### STORED DATA:
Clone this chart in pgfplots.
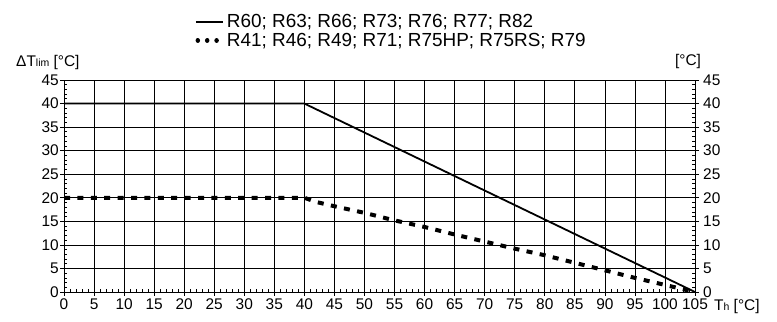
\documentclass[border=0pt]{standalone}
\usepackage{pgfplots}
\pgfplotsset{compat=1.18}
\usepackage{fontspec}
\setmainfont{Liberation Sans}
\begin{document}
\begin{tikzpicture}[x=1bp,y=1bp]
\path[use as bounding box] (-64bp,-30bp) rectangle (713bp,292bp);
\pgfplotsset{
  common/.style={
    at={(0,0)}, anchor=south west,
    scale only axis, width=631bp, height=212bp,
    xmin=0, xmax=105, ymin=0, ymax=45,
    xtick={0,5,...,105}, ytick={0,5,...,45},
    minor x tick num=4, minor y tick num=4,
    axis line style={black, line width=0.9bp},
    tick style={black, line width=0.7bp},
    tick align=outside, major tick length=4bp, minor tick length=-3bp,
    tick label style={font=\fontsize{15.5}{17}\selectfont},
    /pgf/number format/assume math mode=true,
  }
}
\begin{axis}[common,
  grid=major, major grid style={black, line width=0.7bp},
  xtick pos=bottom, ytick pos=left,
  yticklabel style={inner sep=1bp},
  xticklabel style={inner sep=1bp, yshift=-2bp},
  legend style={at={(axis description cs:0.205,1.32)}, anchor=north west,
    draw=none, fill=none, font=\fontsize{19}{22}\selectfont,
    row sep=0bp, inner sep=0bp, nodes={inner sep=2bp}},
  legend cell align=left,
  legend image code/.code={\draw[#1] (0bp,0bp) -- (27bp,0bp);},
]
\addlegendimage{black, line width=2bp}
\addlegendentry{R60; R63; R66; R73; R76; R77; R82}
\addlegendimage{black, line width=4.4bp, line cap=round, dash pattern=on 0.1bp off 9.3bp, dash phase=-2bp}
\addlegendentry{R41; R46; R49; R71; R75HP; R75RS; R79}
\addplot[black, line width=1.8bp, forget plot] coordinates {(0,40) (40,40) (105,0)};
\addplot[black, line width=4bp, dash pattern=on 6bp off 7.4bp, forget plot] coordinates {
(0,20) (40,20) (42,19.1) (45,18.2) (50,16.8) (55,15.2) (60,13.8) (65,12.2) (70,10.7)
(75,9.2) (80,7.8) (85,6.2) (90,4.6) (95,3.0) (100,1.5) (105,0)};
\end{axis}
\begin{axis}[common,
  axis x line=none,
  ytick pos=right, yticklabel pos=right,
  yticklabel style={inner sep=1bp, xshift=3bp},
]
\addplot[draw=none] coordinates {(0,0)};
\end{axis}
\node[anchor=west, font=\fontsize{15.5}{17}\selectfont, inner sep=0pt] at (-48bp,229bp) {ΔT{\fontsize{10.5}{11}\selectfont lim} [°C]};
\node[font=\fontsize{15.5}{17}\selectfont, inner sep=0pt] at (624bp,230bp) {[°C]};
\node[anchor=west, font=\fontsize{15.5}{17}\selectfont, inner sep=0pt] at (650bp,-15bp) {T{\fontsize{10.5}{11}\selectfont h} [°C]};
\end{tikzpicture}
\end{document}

### EXERCISE DIRECTIONS:
Give an exact copy of the material, leaving out every picture.

### ANSWER TO THIS TASK:
Clone this chart in pgfplots.
\documentclass[border=0pt]{standalone}
\usepackage{pgfplots}
\pgfplotsset{compat=1.18}
\usepackage{fontspec}
\setmainfont{Liberation Sans}
\begin{document}
\begin{tikzpicture}[x=1bp,y=1bp]
\path[use as bounding box] (-64bp,-30bp) rectangle (713bp,292bp);
\pgfplotsset{
  common/.style={
    at={(0,0)}, anchor=south west,
    scale only axis, width=631bp, height=212bp,
    xmin=0, xmax=105, ymin=0, ymax=45,
    xtick={0,5,...,105}, ytick={0,5,...,45},
    minor x tick num=4, minor y tick num=4,
    axis line style={black, line width=0.9bp},
    tick style={black, line width=0.7bp},
    tick align=outside, major tick length=4bp, minor tick length=-3bp,
    tick label style={font=\fontsize{15.5}{17}\selectfont},
    /pgf/number format/assume math mode=true,
  }
}
\begin{axis}[common,
  grid=major, major grid style={black, line width=0.7bp},
  xtick pos=bottom, ytick pos=left,
  yticklabel style={inner sep=1bp},
  xticklabel style={inner sep=1bp, yshift=-2bp},
  legend style={at={(axis description cs:0.205,1.32)}, anchor=north west,
    draw=none, fill=none, font=\fontsize{19}{22}\selectfont,
    row sep=0bp, inner sep=0bp, nodes={inner sep=2bp}},
  legend cell align=left,
  legend image code/.code={\draw[#1] (0bp,0bp) -- (27bp,0bp);},
]
\addlegendimage{black, line width=2bp}
\addlegendentry{R60; R63; R66; R73; R76; R77; R82}
\addlegendimage{black, line width=4.4bp, line cap=round, dash pattern=on 0.1bp off 9.3bp, dash phase=-2bp}
\addlegendentry{R41; R46; R49; R71; R75HP; R75RS; R79}
\addplot[black, line width=1.8bp, forget plot] coordinates {(0,40) (40,40) (105,0)};
\addplot[black, line width=4bp, dash pattern=on 6bp off 7.4bp, forget plot] coordinates {
(0,20) (40,20) (42,19.1) (45,18.2) (50,16.8) (55,15.2) (60,13.8) (65,12.2) (70,10.7)
(75,9.2) (80,7.8) (85,6.2) (90,4.6) (95,3.0) (100,1.5) (105,0)};
\end{axis}
\begin{axis}[common,
  axis x line=none,
  ytick pos=right, yticklabel pos=right,
  yticklabel style={inner sep=1bp, xshift=3bp},
]
\addplot[draw=none] coordinates {(0,0)};
\end{axis}
\node[anchor=west, font=\fontsize{15.5}{17}\selectfont, inner sep=0pt] at (-48bp,229bp) {ΔT{\fontsize{10.5}{11}\selectfont lim} [°C]};
\node[font=\fontsize{15.5}{17}\selectfont, inner sep=0pt] at (624bp,230bp) {[°C]};
\node[anchor=west, font=\fontsize{15.5}{17}\selectfont, inner sep=0pt] at (650bp,-15bp) {T{\fontsize{10.5}{11}\selectfont h} [°C]};
\end{tikzpicture}
\end{document}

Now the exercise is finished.